**Stored items from a collection**

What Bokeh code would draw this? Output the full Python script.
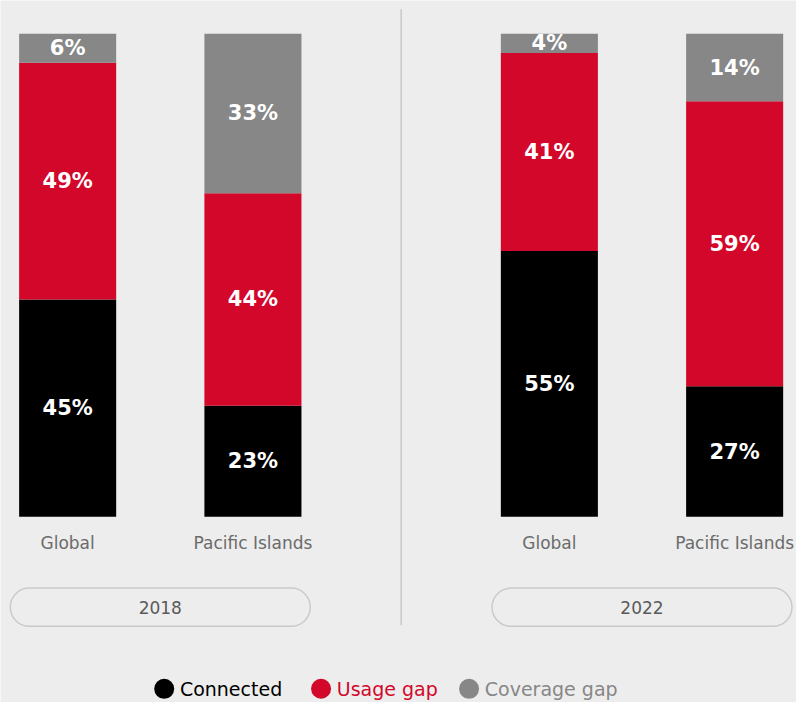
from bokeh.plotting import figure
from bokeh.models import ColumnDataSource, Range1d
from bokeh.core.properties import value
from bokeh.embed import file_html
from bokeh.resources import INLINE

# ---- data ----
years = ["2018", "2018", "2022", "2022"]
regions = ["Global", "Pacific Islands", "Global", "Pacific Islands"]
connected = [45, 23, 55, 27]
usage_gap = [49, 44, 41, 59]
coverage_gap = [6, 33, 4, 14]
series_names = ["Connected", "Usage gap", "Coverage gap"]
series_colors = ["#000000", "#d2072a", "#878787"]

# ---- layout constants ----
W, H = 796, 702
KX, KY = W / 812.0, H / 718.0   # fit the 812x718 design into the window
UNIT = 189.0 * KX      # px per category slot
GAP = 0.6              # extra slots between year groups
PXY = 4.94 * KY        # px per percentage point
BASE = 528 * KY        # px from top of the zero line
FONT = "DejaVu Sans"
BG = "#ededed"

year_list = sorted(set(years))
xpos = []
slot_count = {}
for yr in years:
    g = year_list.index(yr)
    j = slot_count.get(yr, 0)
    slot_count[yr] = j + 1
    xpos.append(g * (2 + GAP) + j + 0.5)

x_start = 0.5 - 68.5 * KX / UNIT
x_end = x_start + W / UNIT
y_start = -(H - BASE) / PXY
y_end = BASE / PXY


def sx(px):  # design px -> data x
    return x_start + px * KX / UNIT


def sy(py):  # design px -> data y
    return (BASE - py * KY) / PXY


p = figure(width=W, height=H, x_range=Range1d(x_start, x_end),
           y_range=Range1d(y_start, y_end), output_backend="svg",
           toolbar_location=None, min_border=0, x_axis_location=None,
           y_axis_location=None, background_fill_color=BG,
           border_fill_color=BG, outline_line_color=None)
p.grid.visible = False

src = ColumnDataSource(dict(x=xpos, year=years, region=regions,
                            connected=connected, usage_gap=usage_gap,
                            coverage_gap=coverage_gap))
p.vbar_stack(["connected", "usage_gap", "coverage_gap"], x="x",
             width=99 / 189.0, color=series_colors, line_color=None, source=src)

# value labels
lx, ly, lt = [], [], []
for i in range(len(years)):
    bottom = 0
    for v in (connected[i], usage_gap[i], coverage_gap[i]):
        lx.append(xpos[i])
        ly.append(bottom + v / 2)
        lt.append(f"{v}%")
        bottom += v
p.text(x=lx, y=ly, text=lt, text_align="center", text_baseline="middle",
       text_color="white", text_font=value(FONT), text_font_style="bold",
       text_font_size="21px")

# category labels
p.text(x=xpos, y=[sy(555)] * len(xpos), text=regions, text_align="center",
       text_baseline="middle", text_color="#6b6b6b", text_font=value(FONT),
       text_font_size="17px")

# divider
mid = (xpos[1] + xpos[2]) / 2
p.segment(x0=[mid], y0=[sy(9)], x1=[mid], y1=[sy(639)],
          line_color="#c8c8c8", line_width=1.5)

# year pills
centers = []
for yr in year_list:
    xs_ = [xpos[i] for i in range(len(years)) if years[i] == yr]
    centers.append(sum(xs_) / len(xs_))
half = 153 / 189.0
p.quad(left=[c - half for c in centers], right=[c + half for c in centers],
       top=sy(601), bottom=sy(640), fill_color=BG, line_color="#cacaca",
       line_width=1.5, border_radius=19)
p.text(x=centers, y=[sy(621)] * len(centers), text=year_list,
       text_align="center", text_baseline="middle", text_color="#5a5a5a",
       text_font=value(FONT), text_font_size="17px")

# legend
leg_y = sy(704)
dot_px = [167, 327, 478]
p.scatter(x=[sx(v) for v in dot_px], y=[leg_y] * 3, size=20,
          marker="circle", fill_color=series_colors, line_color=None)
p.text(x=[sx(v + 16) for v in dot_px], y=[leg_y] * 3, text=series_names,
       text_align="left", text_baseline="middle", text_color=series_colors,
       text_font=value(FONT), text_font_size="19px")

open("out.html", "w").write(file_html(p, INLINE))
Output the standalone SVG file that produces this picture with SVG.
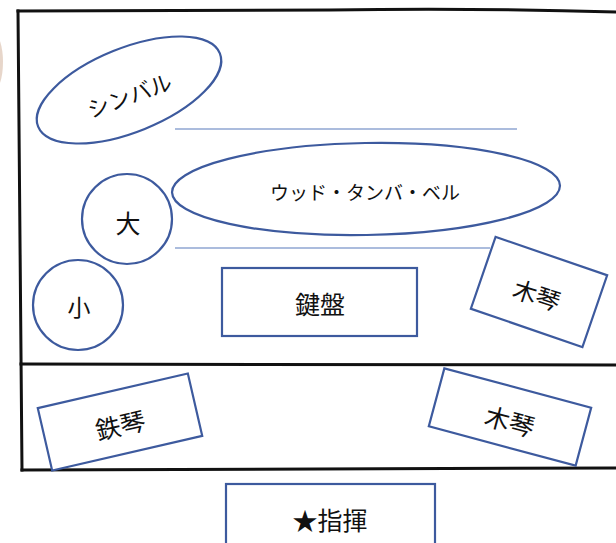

**Instructions to follow**
Quote the records above in full, dropping each picture.

**Full output**
What Bokeh code would draw this? Output the full Python script.
from bokeh.plotting import figure
from bokeh.models import ColumnDataSource, Range1d
from bokeh.core.properties import value
from bokeh.embed import file_html
from bokeh.resources import INLINE

# ---- data ----
years = ["2018", "2018", "2022", "2022"]
regions = ["Global", "Pacific Islands", "Global", "Pacific Islands"]
connected = [45, 23, 55, 27]
usage_gap = [49, 44, 41, 59]
coverage_gap = [6, 33, 4, 14]
series_names = ["Connected", "Usage gap", "Coverage gap"]
series_colors = ["#000000", "#d2072a", "#878787"]

# ---- layout constants ----
W, H = 796, 702
KX, KY = W / 812.0, H / 718.0   # fit the 812x718 design into the window
UNIT = 189.0 * KX      # px per category slot
GAP = 0.6              # extra slots between year groups
PXY = 4.94 * KY        # px per percentage point
BASE = 528 * KY        # px from top of the zero line
FONT = "DejaVu Sans"
BG = "#ededed"

year_list = sorted(set(years))
xpos = []
slot_count = {}
for yr in years:
    g = year_list.index(yr)
    j = slot_count.get(yr, 0)
    slot_count[yr] = j + 1
    xpos.append(g * (2 + GAP) + j + 0.5)

x_start = 0.5 - 68.5 * KX / UNIT
x_end = x_start + W / UNIT
y_start = -(H - BASE) / PXY
y_end = BASE / PXY


def sx(px):  # design px -> data x
    return x_start + px * KX / UNIT


def sy(py):  # design px -> data y
    return (BASE - py * KY) / PXY


p = figure(width=W, height=H, x_range=Range1d(x_start, x_end),
           y_range=Range1d(y_start, y_end), output_backend="svg",
           toolbar_location=None, min_border=0, x_axis_location=None,
           y_axis_location=None, background_fill_color=BG,
           border_fill_color=BG, outline_line_color=None)
p.grid.visible = False

src = ColumnDataSource(dict(x=xpos, year=years, region=regions,
                            connected=connected, usage_gap=usage_gap,
                            coverage_gap=coverage_gap))
p.vbar_stack(["connected", "usage_gap", "coverage_gap"], x="x",
             width=99 / 189.0, color=series_colors, line_color=None, source=src)

# value labels
lx, ly, lt = [], [], []
for i in range(len(years)):
    bottom = 0
    for v in (connected[i], usage_gap[i], coverage_gap[i]):
        lx.append(xpos[i])
        ly.append(bottom + v / 2)
        lt.append(f"{v}%")
        bottom += v
p.text(x=lx, y=ly, text=lt, text_align="center", text_baseline="middle",
       text_color="white", text_font=value(FONT), text_font_style="bold",
       text_font_size="21px")

# category labels
p.text(x=xpos, y=[sy(555)] * len(xpos), text=regions, text_align="center",
       text_baseline="middle", text_color="#6b6b6b", text_font=value(FONT),
       text_font_size="17px")

# divider
mid = (xpos[1] + xpos[2]) / 2
p.segment(x0=[mid], y0=[sy(9)], x1=[mid], y1=[sy(639)],
          line_color="#c8c8c8", line_width=1.5)

# year pills
centers = []
for yr in year_list:
    xs_ = [xpos[i] for i in range(len(years)) if years[i] == yr]
    centers.append(sum(xs_) / len(xs_))
half = 153 / 189.0
p.quad(left=[c - half for c in centers], right=[c + half for c in centers],
       top=sy(601), bottom=sy(640), fill_color=BG, line_color="#cacaca",
       line_width=1.5, border_radius=19)
p.text(x=centers, y=[sy(621)] * len(centers), text=year_list,
       text_align="center", text_baseline="middle", text_color="#5a5a5a",
       text_font=value(FONT), text_font_size="17px")

# legend
leg_y = sy(704)
dot_px = [167, 327, 478]
p.scatter(x=[sx(v) for v in dot_px], y=[leg_y] * 3, size=20,
          marker="circle", fill_color=series_colors, line_color=None)
p.text(x=[sx(v + 16) for v in dot_px], y=[leg_y] * 3, text=series_names,
       text_align="left", text_baseline="middle", text_color=series_colors,
       text_font=value(FONT), text_font_size="19px")

open("out.html", "w").write(file_html(p, INLINE))
Output the standalone SVG file that produces this picture with SVG.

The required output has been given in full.